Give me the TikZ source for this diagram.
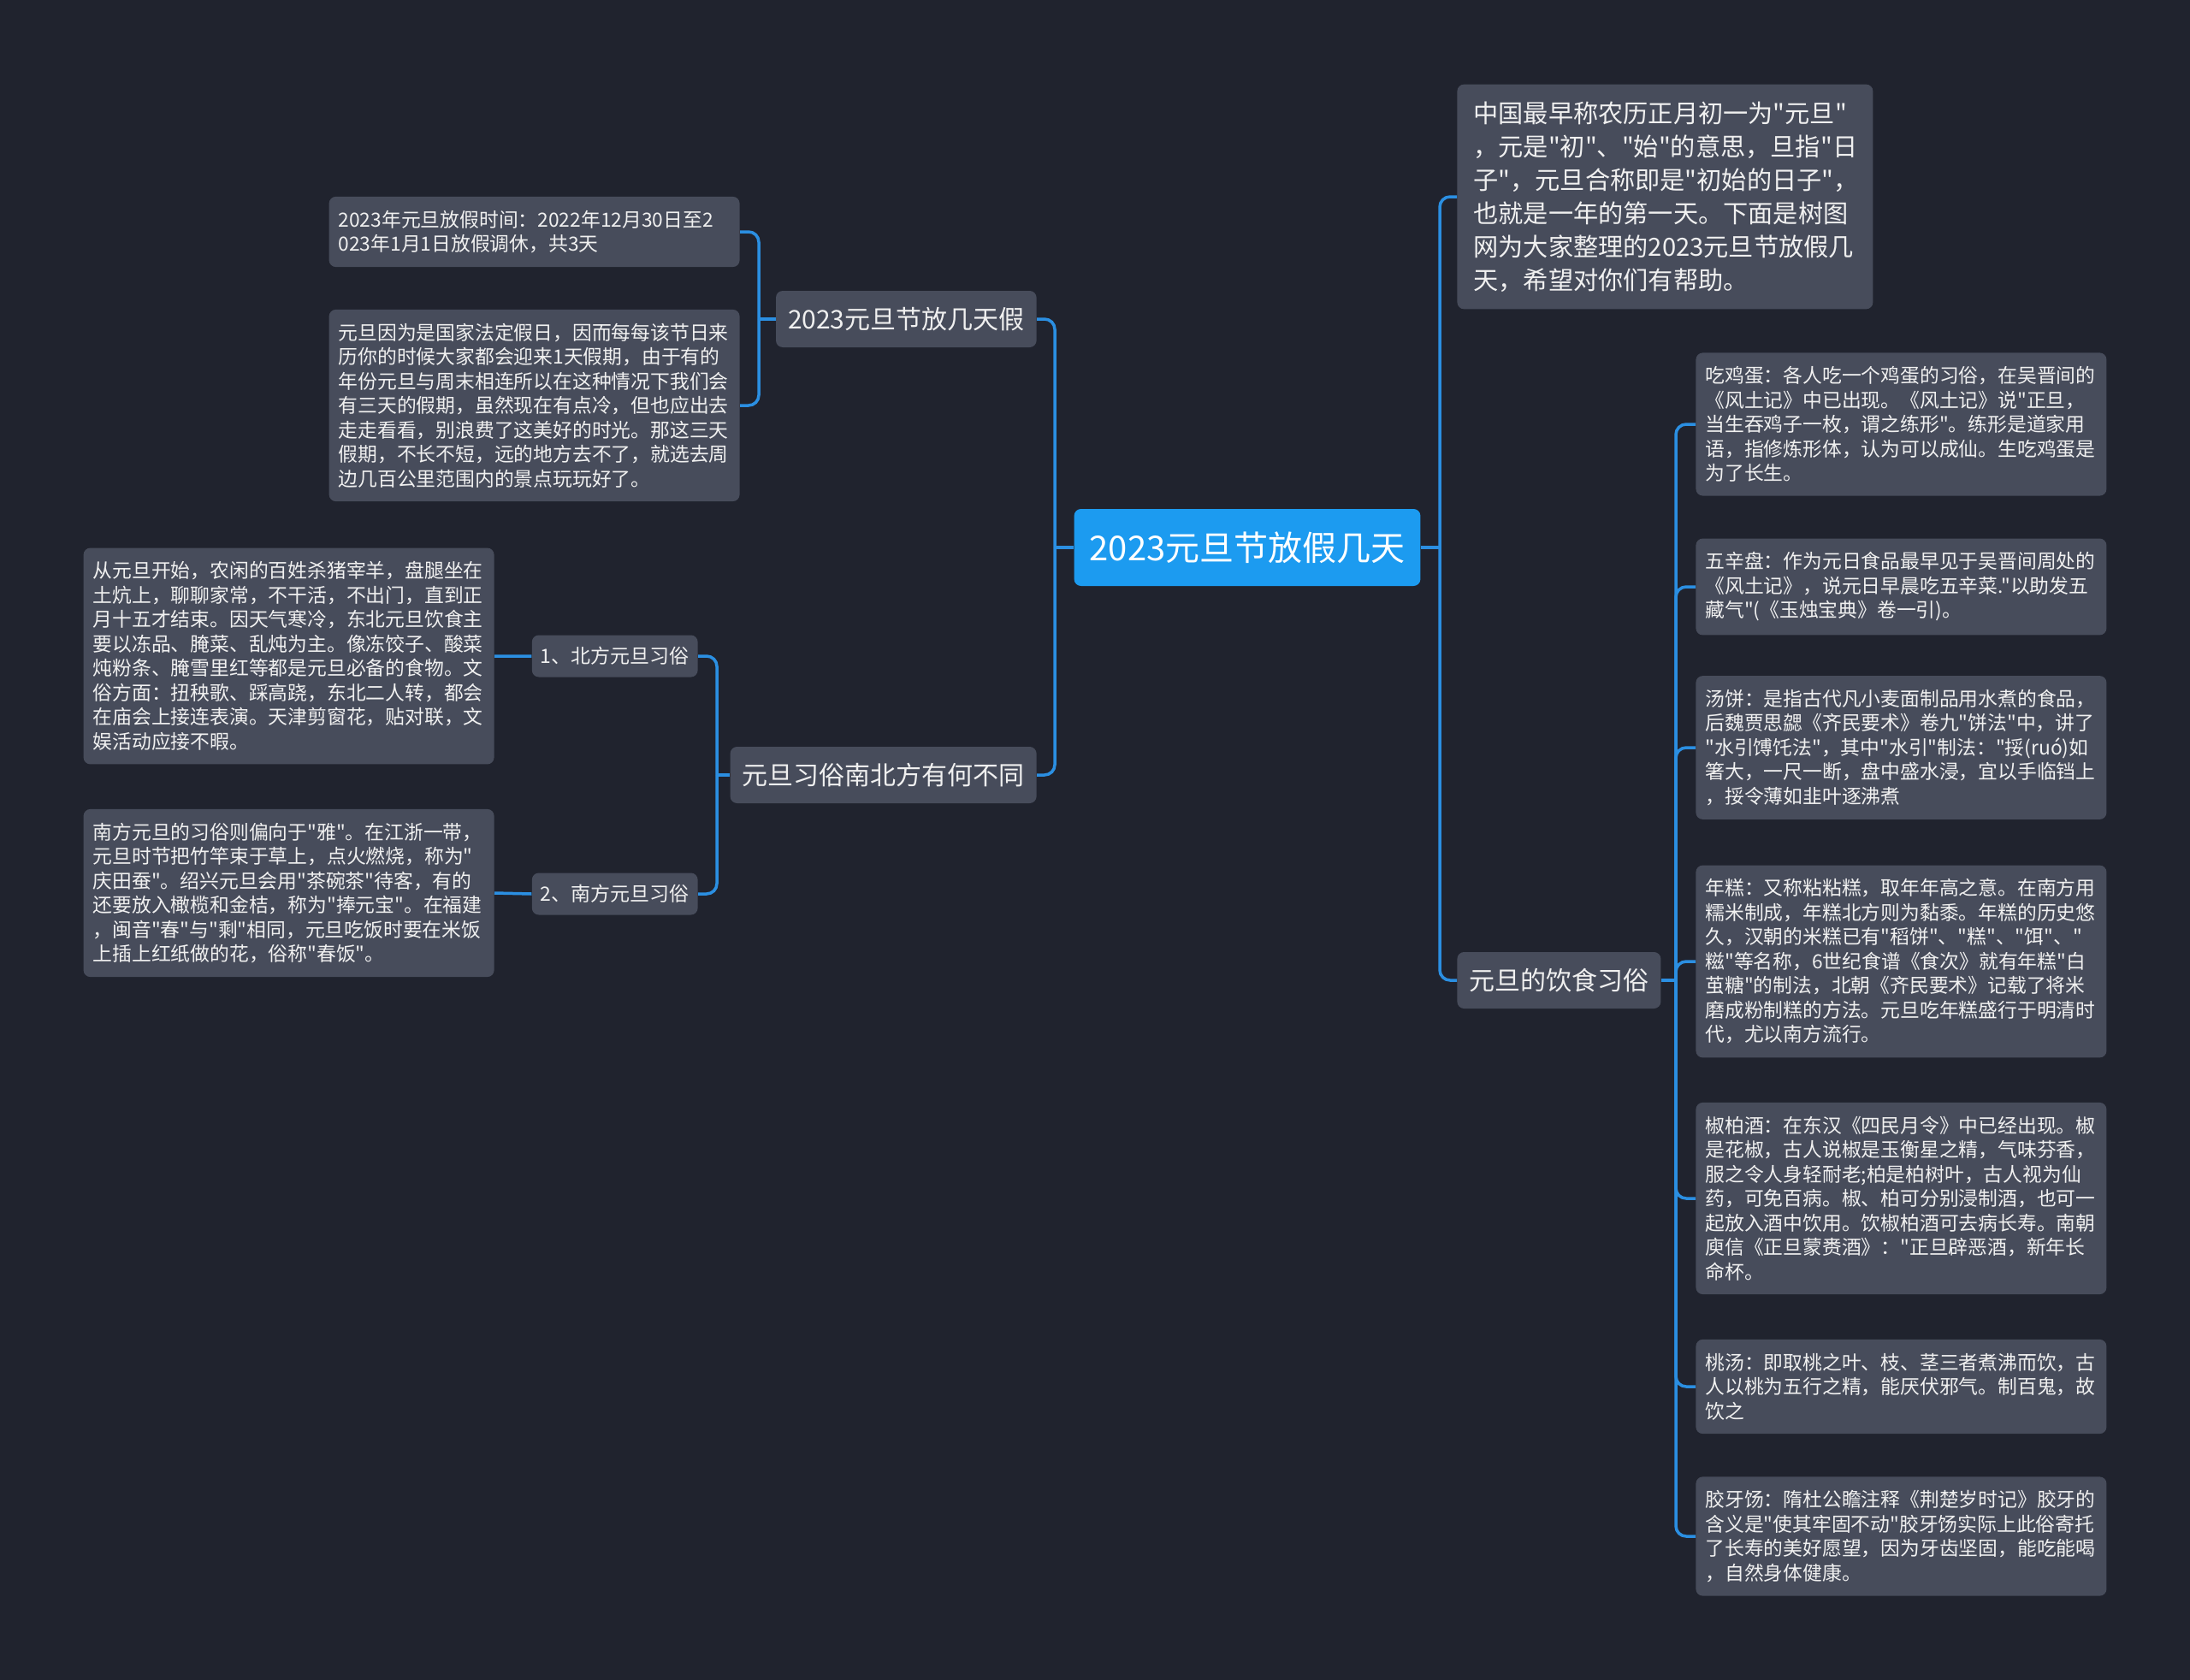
\documentclass[tikz,border=0pt]{standalone}
\usepackage{fontspec}
\setmainfont{Noto Sans CJK SC}[Ligatures=TeXOff]
\definecolor{bg}{HTML}{20232E}
\definecolor{cardgray}{HTML}{474C5B}
\definecolor{rootblue}{HTML}{1C9BF0}
\definecolor{linkblue}{HTML}{2B8FE2}
\definecolor{ink}{HTML}{F0F0F0}
\begin{document}
\begin{tikzpicture}[x=0.5pt,y=-0.5pt,
    link/.style={draw=linkblue,line width=1.75pt,rounded corners=6pt},
    hub/.style={fill=rootblue,rounded corners=4pt,text=white,inner xsep=9pt,minimum height=45pt,font=\fontsize{20pt}{24pt}\selectfont},
    topic/.style={fill=cardgray,rounded corners=4pt,text=ink,inner xsep=7pt,minimum height=33pt,font=\fontsize{15pt}{18pt}\selectfont},
    sub/.style={fill=cardgray,rounded corners=4pt,text=ink,inner xsep=5pt,minimum height=24.5pt,font=\fontsize{11.5pt}{14pt}\selectfont},
    card/.style={fill=cardgray,rounded corners=4pt,text=ink,align=left,text width=229pt,inner xsep=5.5pt,inner ysep=8pt,font=\fontsize{11.4pt}{14.25pt}\selectfont},
    intro/.style={fill=cardgray,rounded corners=4pt,text=ink,align=left,text width=224pt,inner xsep=9.5pt,inner ysep=10pt,font=\fontsize{14.6pt}{19.5pt}\selectfont}]
\path[use as bounding box,fill=bg] (0,0) rectangle (2560,1964);
% junctions of the spines
\path
    (1233,640) coordinate (jL)
    (1683,640) coordinate (jR)
    (887,373) coordinate (j1)
    (838,906) coordinate (j2)
    (1959,1146) coordinate (jF)
    ;
\node[hub] (root) at (1458,640) {2023元旦节放假几天};
\node[topic,anchor=east] (hol) at (1212,373) {2023元旦节放几天假};
\node[topic,anchor=east] (cus) at (1212,906) {元旦习俗南北方有何不同};
\node[topic,anchor=west] (food) at (1703,1146) {元旦的饮食习俗};
\node[intro,anchor=west] (intro) at (1703,230) {中国最早称农历正月初一为"元旦"\\，元是"初"、"始"的意思，旦指"日\\子"，元旦合称即是"初始的日子"，\\也就是一年的第一天。下面是树图\\网为大家整理的2023元旦节放假几\\天，希望对你们有帮助。};
% left side
\node[card,anchor=east] (h1) at (865,271) {2023年元旦放假时间：2022年12月30日至2\\023年1月1日放假调休，共3天};
\node[card,anchor=east] (h2) at (865,474) {元旦因为是国家法定假日，因而每每该节日来\\历你的时候大家都会迎来1天假期，由于有的\\年份元旦与周末相连所以在这种情况下我们会\\有三天的假期，虽然现在有点冷，但也应出去\\走走看看，别浪费了这美好的时光。那这三天\\假期，不长不短，远的地方去不了，就选去周\\边几百公里范围内的景点玩玩好了。};
\node[sub,anchor=east] (north) at (816,767) {1、北方元旦习俗};
\node[sub,anchor=east] (south) at (816,1045) {2、南方元旦习俗};
\node[card,anchor=east] (ntxt) at (578,767) {从元旦开始，农闲的百姓杀猪宰羊，盘腿坐在\\土炕上，聊聊家常，不干活，不出门，直到正\\月十五才结束。因天气寒冷，东北元旦饮食主\\要以冻品、腌菜、乱炖为主。像冻饺子、酸菜\\炖粉条、腌雪里红等都是元旦必备的食物。文\\俗方面：扭秧歌、踩高跷，东北二人转，都会\\在庙会上接连表演。天津剪窗花，贴对联，文\\娱活动应接不暇。};
\node[card,anchor=east] (stxt) at (578,1044) {南方元旦的习俗则偏向于"雅"。在江浙一带，\\元旦时节把竹竿束于草上，点火燃烧，称为"\\庆田蚕"。绍兴元旦会用"茶碗茶"待客，有的\\还要放入橄榄和金桔，称为"捧元宝"。在福建\\，闽音"春"与"剩"相同，元旦吃饭时要在米饭\\上插上红纸做的花，俗称"春饭"。};
% right side, food customs
\node[card,anchor=west] (f1) at (1982,496) {吃鸡蛋：各人吃一个鸡蛋的习俗，在吴晋间的\\《风土记》中已出现。《风土记》说"正旦，\\当生吞鸡子一枚，谓之练形"。练形是道家用\\语，指修炼形体，认为可以成仙。生吃鸡蛋是\\为了长生。};
\node[card,anchor=west] (f2) at (1982,686) {五辛盘：作为元日食品最早见于吴晋间周处的\\《风土记》，说元日早晨吃五辛菜."以助发五\\藏气"(《玉烛宝典》卷一引)。};
\node[card,anchor=west] (f3) at (1982,874) {汤饼：是指古代凡小麦面制品用水煮的食品，\\后魏贾思勰《齐民要术》卷九"饼法"中，讲了\\"水引馎饦法"，其中"水引"制法："挼(ruó)如\\箸大，一尺一断，盘中盛水浸，宜以手临铛上\\，挼令薄如韭叶逐沸煮};
\node[card,anchor=west] (f4) at (1982,1124) {年糕：又称粘粘糕，取年年高之意。在南方用\\糯米制成，年糕北方则为黏黍。年糕的历史悠\\久，汉朝的米糕已有"稻饼"、"糕"、"饵"、"\\糍"等名称，6世纪食谱《食次》就有年糕"白\\茧糖"的制法，北朝《齐民要术》记载了将米\\磨成粉制糕的方法。元旦吃年糕盛行于明清时\\代，尤以南方流行。};
\node[card,anchor=west] (f5) at (1982,1401) {椒柏酒：在东汉《四民月令》中已经出现。椒\\是花椒，古人说椒是玉衡星之精，气味芬香，\\服之令人身轻耐老;柏是柏树叶，古人视为仙\\药，可免百病。椒、柏可分别浸制酒，也可一\\起放入酒中饮用。饮椒柏酒可去病长寿。南朝\\庾信《正旦蒙赉酒》："正旦辟恶酒，新年长\\命杯。};
\node[card,anchor=west] (f6) at (1982,1621) {桃汤：即取桃之叶、枝、茎三者煮沸而饮，古\\人以桃为五行之精，能厌伏邪气。制百鬼，故\\饮之};
\node[card,anchor=west] (f7) at (1982,1796) {胶牙饧：隋杜公瞻注释《荆楚岁时记》胶牙的\\含义是"使其牢固不动"胶牙饧实际上此俗寄托\\了长寿的美好愿望，因为牙齿坚固，能吃能喝\\，自然身体健康。};
% connectors
\draw[link] (root.west)--(jL) (root.east)--(jR) (hol.west)--(j1) (cus.west)--(j2) (food.east)--(jF);
\draw[link] (jL) |- (hol.east);
\draw[link] (jL) |- (cus.east);
\draw[link] (jR) |- (intro.west);
\draw[link] (jR) |- (food.west);
\draw[link] (j1) |- (h1.east);
\draw[link] (j1) |- (h2.east);
\draw[link] (j2) |- (north.east);
\draw[link] (j2) |- (south.east);
\draw[link] (north.west)--(ntxt.east) (south.west)--(stxt.east);
\foreach \f in {f1,f2,f3,f4,f5,f6,f7}\draw[link] (jF) |- (\f.west);
\end{tikzpicture}
\end{document}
◆ ◆ ◆ ◆ ◆ ◆ ◆
* [Your task]:
Repeat the material above verbatim. Leave the pictures behind.

* [Answer below]:
Give me the TikZ source for this diagram.
\documentclass[tikz,border=0pt]{standalone}
\usepackage{fontspec}
\setmainfont{Noto Sans CJK SC}[Ligatures=TeXOff]
\definecolor{bg}{HTML}{20232E}
\definecolor{cardgray}{HTML}{474C5B}
\definecolor{rootblue}{HTML}{1C9BF0}
\definecolor{linkblue}{HTML}{2B8FE2}
\definecolor{ink}{HTML}{F0F0F0}
\begin{document}
\begin{tikzpicture}[x=0.5pt,y=-0.5pt,
    link/.style={draw=linkblue,line width=1.75pt,rounded corners=6pt},
    hub/.style={fill=rootblue,rounded corners=4pt,text=white,inner xsep=9pt,minimum height=45pt,font=\fontsize{20pt}{24pt}\selectfont},
    topic/.style={fill=cardgray,rounded corners=4pt,text=ink,inner xsep=7pt,minimum height=33pt,font=\fontsize{15pt}{18pt}\selectfont},
    sub/.style={fill=cardgray,rounded corners=4pt,text=ink,inner xsep=5pt,minimum height=24.5pt,font=\fontsize{11.5pt}{14pt}\selectfont},
    card/.style={fill=cardgray,rounded corners=4pt,text=ink,align=left,text width=229pt,inner xsep=5.5pt,inner ysep=8pt,font=\fontsize{11.4pt}{14.25pt}\selectfont},
    intro/.style={fill=cardgray,rounded corners=4pt,text=ink,align=left,text width=224pt,inner xsep=9.5pt,inner ysep=10pt,font=\fontsize{14.6pt}{19.5pt}\selectfont}]
\path[use as bounding box,fill=bg] (0,0) rectangle (2560,1964);
% junctions of the spines
\path
    (1233,640) coordinate (jL)
    (1683,640) coordinate (jR)
    (887,373) coordinate (j1)
    (838,906) coordinate (j2)
    (1959,1146) coordinate (jF)
    ;
\node[hub] (root) at (1458,640) {2023元旦节放假几天};
\node[topic,anchor=east] (hol) at (1212,373) {2023元旦节放几天假};
\node[topic,anchor=east] (cus) at (1212,906) {元旦习俗南北方有何不同};
\node[topic,anchor=west] (food) at (1703,1146) {元旦的饮食习俗};
\node[intro,anchor=west] (intro) at (1703,230) {中国最早称农历正月初一为"元旦"\\，元是"初"、"始"的意思，旦指"日\\子"，元旦合称即是"初始的日子"，\\也就是一年的第一天。下面是树图\\网为大家整理的2023元旦节放假几\\天，希望对你们有帮助。};
% left side
\node[card,anchor=east] (h1) at (865,271) {2023年元旦放假时间：2022年12月30日至2\\023年1月1日放假调休，共3天};
\node[card,anchor=east] (h2) at (865,474) {元旦因为是国家法定假日，因而每每该节日来\\历你的时候大家都会迎来1天假期，由于有的\\年份元旦与周末相连所以在这种情况下我们会\\有三天的假期，虽然现在有点冷，但也应出去\\走走看看，别浪费了这美好的时光。那这三天\\假期，不长不短，远的地方去不了，就选去周\\边几百公里范围内的景点玩玩好了。};
\node[sub,anchor=east] (north) at (816,767) {1、北方元旦习俗};
\node[sub,anchor=east] (south) at (816,1045) {2、南方元旦习俗};
\node[card,anchor=east] (ntxt) at (578,767) {从元旦开始，农闲的百姓杀猪宰羊，盘腿坐在\\土炕上，聊聊家常，不干活，不出门，直到正\\月十五才结束。因天气寒冷，东北元旦饮食主\\要以冻品、腌菜、乱炖为主。像冻饺子、酸菜\\炖粉条、腌雪里红等都是元旦必备的食物。文\\俗方面：扭秧歌、踩高跷，东北二人转，都会\\在庙会上接连表演。天津剪窗花，贴对联，文\\娱活动应接不暇。};
\node[card,anchor=east] (stxt) at (578,1044) {南方元旦的习俗则偏向于"雅"。在江浙一带，\\元旦时节把竹竿束于草上，点火燃烧，称为"\\庆田蚕"。绍兴元旦会用"茶碗茶"待客，有的\\还要放入橄榄和金桔，称为"捧元宝"。在福建\\，闽音"春"与"剩"相同，元旦吃饭时要在米饭\\上插上红纸做的花，俗称"春饭"。};
% right side, food customs
\node[card,anchor=west] (f1) at (1982,496) {吃鸡蛋：各人吃一个鸡蛋的习俗，在吴晋间的\\《风土记》中已出现。《风土记》说"正旦，\\当生吞鸡子一枚，谓之练形"。练形是道家用\\语，指修炼形体，认为可以成仙。生吃鸡蛋是\\为了长生。};
\node[card,anchor=west] (f2) at (1982,686) {五辛盘：作为元日食品最早见于吴晋间周处的\\《风土记》，说元日早晨吃五辛菜."以助发五\\藏气"(《玉烛宝典》卷一引)。};
\node[card,anchor=west] (f3) at (1982,874) {汤饼：是指古代凡小麦面制品用水煮的食品，\\后魏贾思勰《齐民要术》卷九"饼法"中，讲了\\"水引馎饦法"，其中"水引"制法："挼(ruó)如\\箸大，一尺一断，盘中盛水浸，宜以手临铛上\\，挼令薄如韭叶逐沸煮};
\node[card,anchor=west] (f4) at (1982,1124) {年糕：又称粘粘糕，取年年高之意。在南方用\\糯米制成，年糕北方则为黏黍。年糕的历史悠\\久，汉朝的米糕已有"稻饼"、"糕"、"饵"、"\\糍"等名称，6世纪食谱《食次》就有年糕"白\\茧糖"的制法，北朝《齐民要术》记载了将米\\磨成粉制糕的方法。元旦吃年糕盛行于明清时\\代，尤以南方流行。};
\node[card,anchor=west] (f5) at (1982,1401) {椒柏酒：在东汉《四民月令》中已经出现。椒\\是花椒，古人说椒是玉衡星之精，气味芬香，\\服之令人身轻耐老;柏是柏树叶，古人视为仙\\药，可免百病。椒、柏可分别浸制酒，也可一\\起放入酒中饮用。饮椒柏酒可去病长寿。南朝\\庾信《正旦蒙赉酒》："正旦辟恶酒，新年长\\命杯。};
\node[card,anchor=west] (f6) at (1982,1621) {桃汤：即取桃之叶、枝、茎三者煮沸而饮，古\\人以桃为五行之精，能厌伏邪气。制百鬼，故\\饮之};
\node[card,anchor=west] (f7) at (1982,1796) {胶牙饧：隋杜公瞻注释《荆楚岁时记》胶牙的\\含义是"使其牢固不动"胶牙饧实际上此俗寄托\\了长寿的美好愿望，因为牙齿坚固，能吃能喝\\，自然身体健康。};
% connectors
\draw[link] (root.west)--(jL) (root.east)--(jR) (hol.west)--(j1) (cus.west)--(j2) (food.east)--(jF);
\draw[link] (jL) |- (hol.east);
\draw[link] (jL) |- (cus.east);
\draw[link] (jR) |- (intro.west);
\draw[link] (jR) |- (food.west);
\draw[link] (j1) |- (h1.east);
\draw[link] (j1) |- (h2.east);
\draw[link] (j2) |- (north.east);
\draw[link] (j2) |- (south.east);
\draw[link] (north.west)--(ntxt.east) (south.west)--(stxt.east);
\foreach \f in {f1,f2,f3,f4,f5,f6,f7}\draw[link] (jF) |- (\f.west);
\end{tikzpicture}
\end{document}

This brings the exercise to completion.